Say you're planning a trip. Two years ago, you would have phoned your travel agent. But now the complex, proprietary database systems that control the world's airplane-reservations systems are available online and free, reduced to a set of Web pages so simple that even technophobes can book a trip to Paris. And at sites like priceline.com you can actually tell the computer what you're willing to pay for a ticket and then wait to see if it can find an airline that's willing to take you. But will this replace your traditional travel agent? Do you really want to do your own travel planning? That's the crux of the conflict at the heart of this new economy: which services will survive and which will fail, who will invent new ideas (and reap new millions) and who will close up shop, as useless today as buggy-whip manufacturers became when Henry Ford built the Model-T.

Few businesses illustrate this sort of generational corporate conflict better than the book-selling industry. If you want a snapshot of the e-economy, 1998, you could do worse than Jeff Bezos, the founder of bookseller Amazon.com One day last week, as his stock price rose and fell with typical volatility, he stalked through his shuttered Seattle office, on a phone call, staring at his wristwatch, pacing, talking, thinking, plotting, scheming, then glancing at the watch again. Like the Net Economy, Bezos is all about motion.

His conversion to the Web came in 1995, when he read a report that projected annual Web growth at 2,300%. First he checked that he'd read the figure correctly. Then he quit his job as a hedge-fund manager in New York City, packed his bags and drove out to Seattle. Or, rather, his wife drove; Bezos was busy pecking out a business plan on his laptop.

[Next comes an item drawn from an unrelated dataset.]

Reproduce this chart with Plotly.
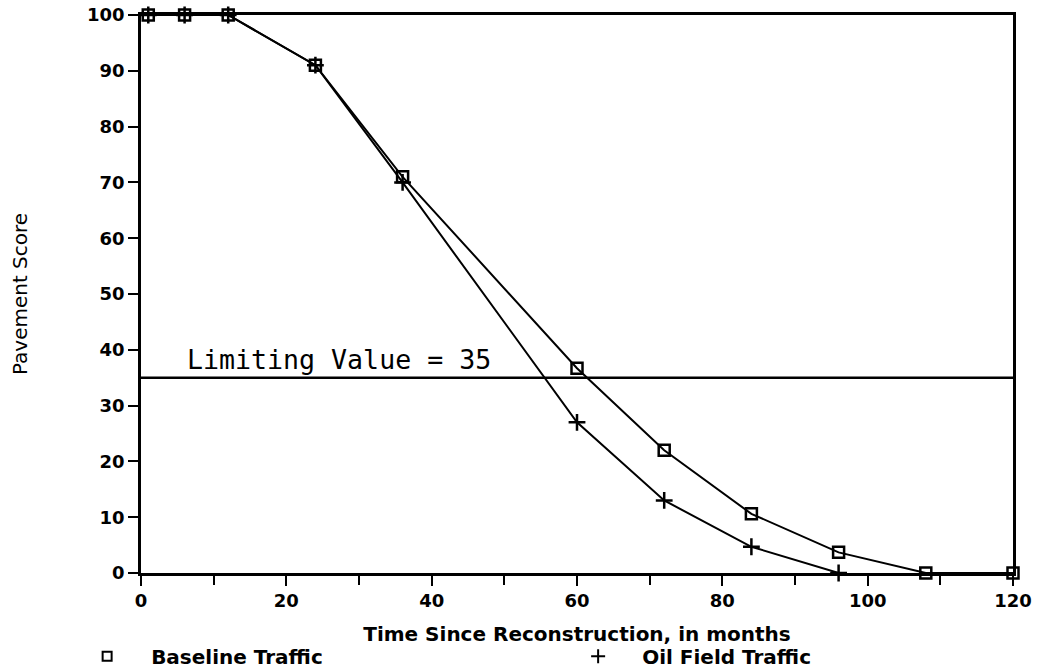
import plotly.graph_objects as go

months_base = [1, 6, 12, 24, 36, 60, 72, 84, 96, 108, 120]
score_base = [100, 100, 100, 91, 71, 36.7, 22, 10.6, 3.7, 0, 0]
months_oil = [1, 6, 12, 24, 36, 60, 72, 84, 96]
score_oil = [100, 100, 100, 91, 70, 27, 13, 4.7, 0]
limit_value = 35
x_ticks = [0, 20, 40, 60, 80, 100, 120]
y_ticks = [0, 10, 20, 30, 40, 50, 60, 70, 80, 90, 100]

FONT = "DejaVu Sans"

fig = go.Figure()
fig.add_trace(go.Scatter(
    x=months_base, y=score_base, mode="lines+markers", name="Baseline Traffic",
    line=dict(color="black", width=2),
    marker=dict(symbol="square-open", size=11, color="black", line=dict(width=2.5)),
    cliponaxis=False, showlegend=False))
fig.add_trace(go.Scatter(
    x=months_oil, y=score_oil, mode="lines+markers", name="Oil Field Traffic",
    line=dict(color="black", width=2),
    marker=dict(symbol="cross-thin", size=12, color="black", line=dict(width=2.5, color="black")),
    cliponaxis=False, showlegend=False))
# legend-only entries (markers only)
fig.add_trace(go.Scatter(x=[None], y=[None], mode="markers", name="Baseline Traffic",
    marker=dict(symbol="square-open", size=9, color="black", line=dict(width=2))))
fig.add_trace(go.Scatter(x=[None], y=[None], mode="markers", name="Oil Field Traffic",
    marker=dict(symbol="cross-thin", size=10, color="black", line=dict(width=2, color="black"))))

fig.add_shape(type="line", xref="x", yref="y", x0=0, x1=120, y0=limit_value, y1=limit_value,
              line=dict(color="black", width=2.5))
fig.add_annotation(x=6.1, y=limit_value + 0.1, xref="x", yref="y", text=f"Limiting Value = {limit_value}",
                   showarrow=False, xanchor="left", yanchor="bottom",
                   font=dict(family="DejaVu Sans Mono", size=26.6, color="black"))

fig.update_layout(
    width=1040, height=672,
    margin=dict(l=141, r=27, t=15, b=99, autoexpand=False),
    paper_bgcolor="white", plot_bgcolor="white",
    font=dict(family=FONT, color="black"),
    legend=dict(orientation="h", x=-0.0893, y=-0.149, xanchor="left", yanchor="middle",
                font=dict(size=20, family=FONT, weight="bold"), entrywidth=398, entrywidthmode="pixels",
                itemwidth=78, itemsizing="trace", tracegroupgap=0),
)
fig.update_xaxes(
    range=[0, 120], tickvals=x_ticks, ticktext=[str(v) for v in x_ticks], automargin=False,
    showgrid=False, zeroline=False, showline=True, mirror=True, linecolor="black", linewidth=2.5,
    ticks="outside", ticklen=10, tickwidth=2, tickcolor="black",
    minor=dict(dtick=10, tick0=0, ticks="outside", ticklen=9, tickwidth=2, tickcolor="black"),
    tickfont=dict(size=18, family=FONT, weight="bold"),
    title=dict(text="Time Since Reconstruction, in months",
               font=dict(size=20, family=FONT, weight="bold"), standoff=17),
)
fig.update_yaxes(
    range=[0, 100], tickvals=y_ticks, ticktext=[str(v) for v in y_ticks], automargin=False,
    showgrid=False, zeroline=False, showline=True, mirror=True, linecolor="black", linewidth=2.5,
    ticks="outside", ticklen=10, tickwidth=2, tickcolor="black",
    tickfont=dict(size=18, family=FONT, weight="bold"),
    title=dict(text="Pavement Score", font=dict(size=20, family=FONT), standoff=55),
)

# remove the browser's default 8px body margin so the figure sits at the page origin
fig.write_html("out.html", config={"displayModeBar": False},
               post_script="document.body.style.margin='0';")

The idea behind Amazon.com was devilishly simple: type in a book's title, the author's name or even just a general subject, and the site will present you with a list of every matching book in its database. Choose your title, type in your address and credit-card number, and service reps at Amazon.com's Seattle warehouse will find your order and mail it to you, usually within one or two days, and often at a hefty discount. Three years after launch, Amazon.com has 2.25 million worldwide customers, and sales that may reach $350 million this year.